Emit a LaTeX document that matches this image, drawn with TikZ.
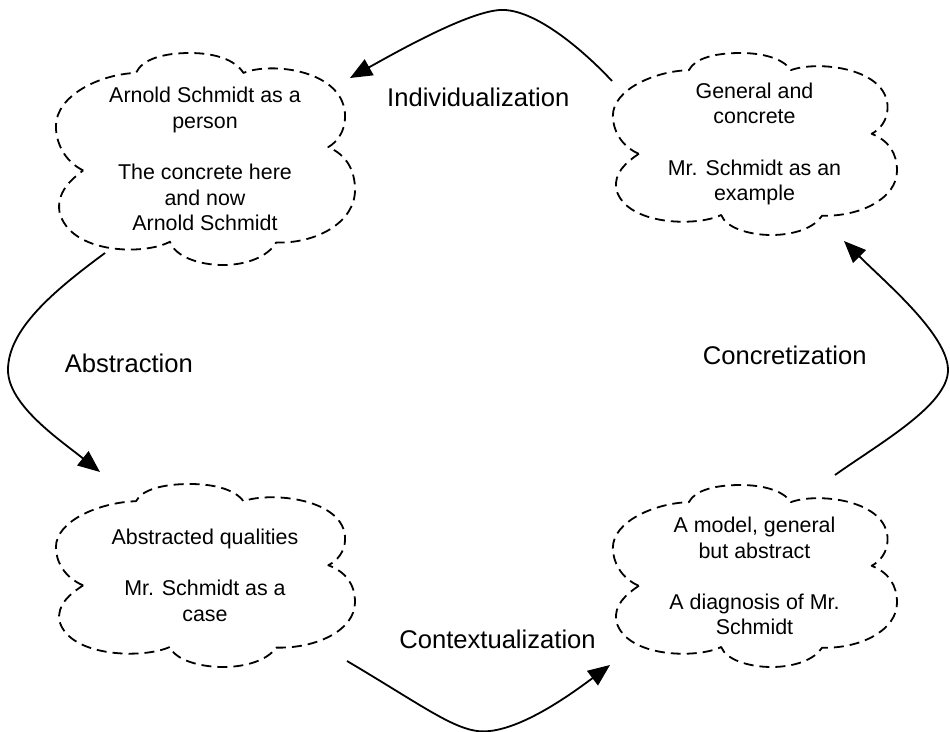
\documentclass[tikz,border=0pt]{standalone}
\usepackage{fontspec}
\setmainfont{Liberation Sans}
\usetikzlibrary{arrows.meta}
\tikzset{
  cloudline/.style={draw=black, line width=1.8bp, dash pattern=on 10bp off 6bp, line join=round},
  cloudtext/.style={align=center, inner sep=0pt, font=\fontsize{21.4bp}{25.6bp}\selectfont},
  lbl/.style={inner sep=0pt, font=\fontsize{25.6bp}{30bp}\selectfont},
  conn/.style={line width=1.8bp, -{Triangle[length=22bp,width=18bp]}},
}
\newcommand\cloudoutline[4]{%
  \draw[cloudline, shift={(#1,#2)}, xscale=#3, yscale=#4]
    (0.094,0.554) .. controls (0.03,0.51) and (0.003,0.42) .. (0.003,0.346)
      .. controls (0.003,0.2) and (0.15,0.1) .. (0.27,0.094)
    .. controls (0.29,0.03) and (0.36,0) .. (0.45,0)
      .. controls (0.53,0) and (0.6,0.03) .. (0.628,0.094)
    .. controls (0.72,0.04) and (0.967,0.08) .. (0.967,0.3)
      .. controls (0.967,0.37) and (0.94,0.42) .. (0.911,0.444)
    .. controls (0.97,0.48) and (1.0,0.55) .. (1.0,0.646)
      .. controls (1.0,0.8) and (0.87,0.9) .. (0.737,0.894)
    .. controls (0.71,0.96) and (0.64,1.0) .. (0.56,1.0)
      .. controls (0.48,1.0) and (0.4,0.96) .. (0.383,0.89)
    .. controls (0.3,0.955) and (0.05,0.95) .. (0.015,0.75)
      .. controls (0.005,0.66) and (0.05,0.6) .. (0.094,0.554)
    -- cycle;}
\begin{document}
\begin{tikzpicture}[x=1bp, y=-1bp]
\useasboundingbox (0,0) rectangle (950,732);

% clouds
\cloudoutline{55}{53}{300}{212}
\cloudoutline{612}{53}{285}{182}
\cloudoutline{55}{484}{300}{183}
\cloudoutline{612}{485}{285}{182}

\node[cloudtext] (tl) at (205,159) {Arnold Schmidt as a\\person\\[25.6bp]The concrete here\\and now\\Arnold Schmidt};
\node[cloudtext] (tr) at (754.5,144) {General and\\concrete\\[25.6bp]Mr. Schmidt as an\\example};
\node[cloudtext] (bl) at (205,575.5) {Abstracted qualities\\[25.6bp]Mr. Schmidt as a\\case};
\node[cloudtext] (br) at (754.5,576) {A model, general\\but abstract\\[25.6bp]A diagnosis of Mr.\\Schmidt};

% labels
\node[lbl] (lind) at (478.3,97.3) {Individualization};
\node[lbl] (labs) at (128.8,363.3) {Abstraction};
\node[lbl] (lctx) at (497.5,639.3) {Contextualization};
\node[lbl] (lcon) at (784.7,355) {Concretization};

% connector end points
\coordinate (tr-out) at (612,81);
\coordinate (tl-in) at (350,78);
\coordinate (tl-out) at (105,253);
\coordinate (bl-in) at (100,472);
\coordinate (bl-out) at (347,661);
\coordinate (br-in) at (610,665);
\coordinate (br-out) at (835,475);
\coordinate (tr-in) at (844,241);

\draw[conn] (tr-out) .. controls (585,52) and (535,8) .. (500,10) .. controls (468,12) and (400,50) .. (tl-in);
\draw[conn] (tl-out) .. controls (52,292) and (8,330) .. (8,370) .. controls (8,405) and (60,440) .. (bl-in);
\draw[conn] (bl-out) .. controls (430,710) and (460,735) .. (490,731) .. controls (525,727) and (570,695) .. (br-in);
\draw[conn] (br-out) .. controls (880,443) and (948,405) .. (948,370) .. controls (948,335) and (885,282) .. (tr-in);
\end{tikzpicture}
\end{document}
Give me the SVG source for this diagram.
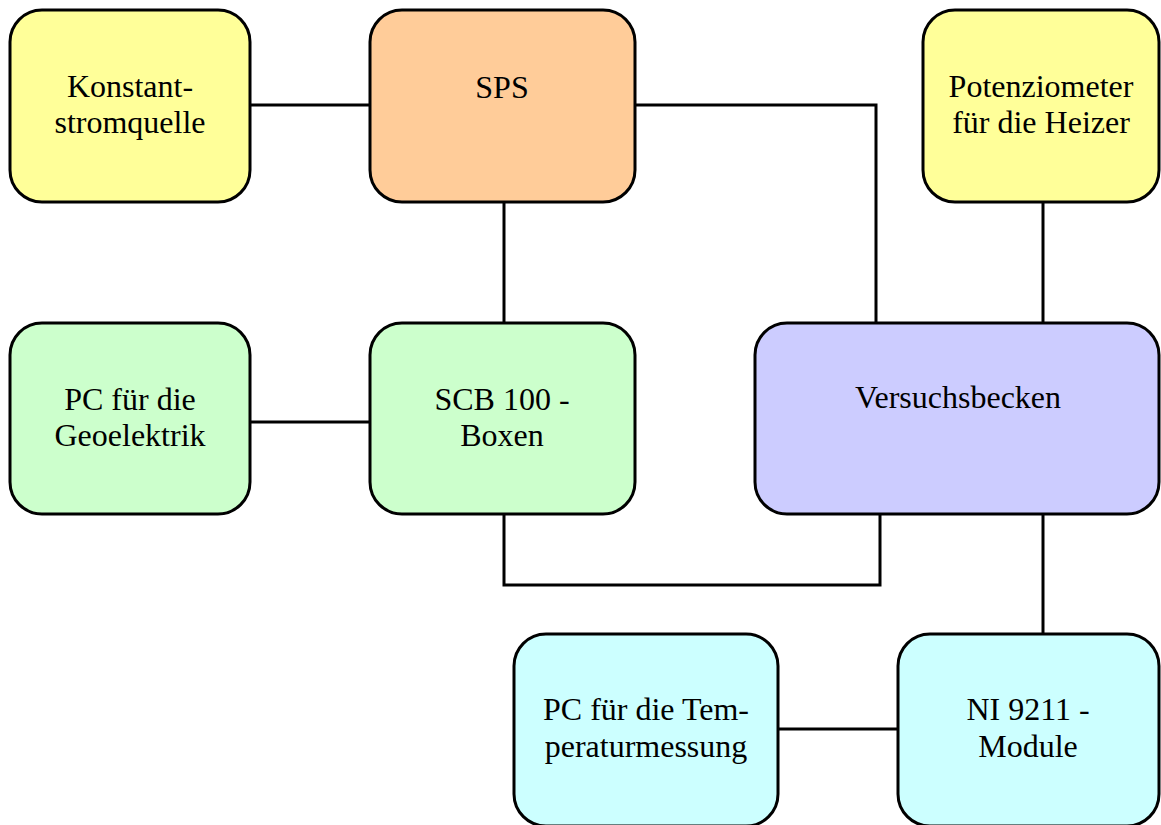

* * * * * * *

■ Exercise:
Across the entries above, how many lines contain "this"? Provide only the count.

■ Finished task:
2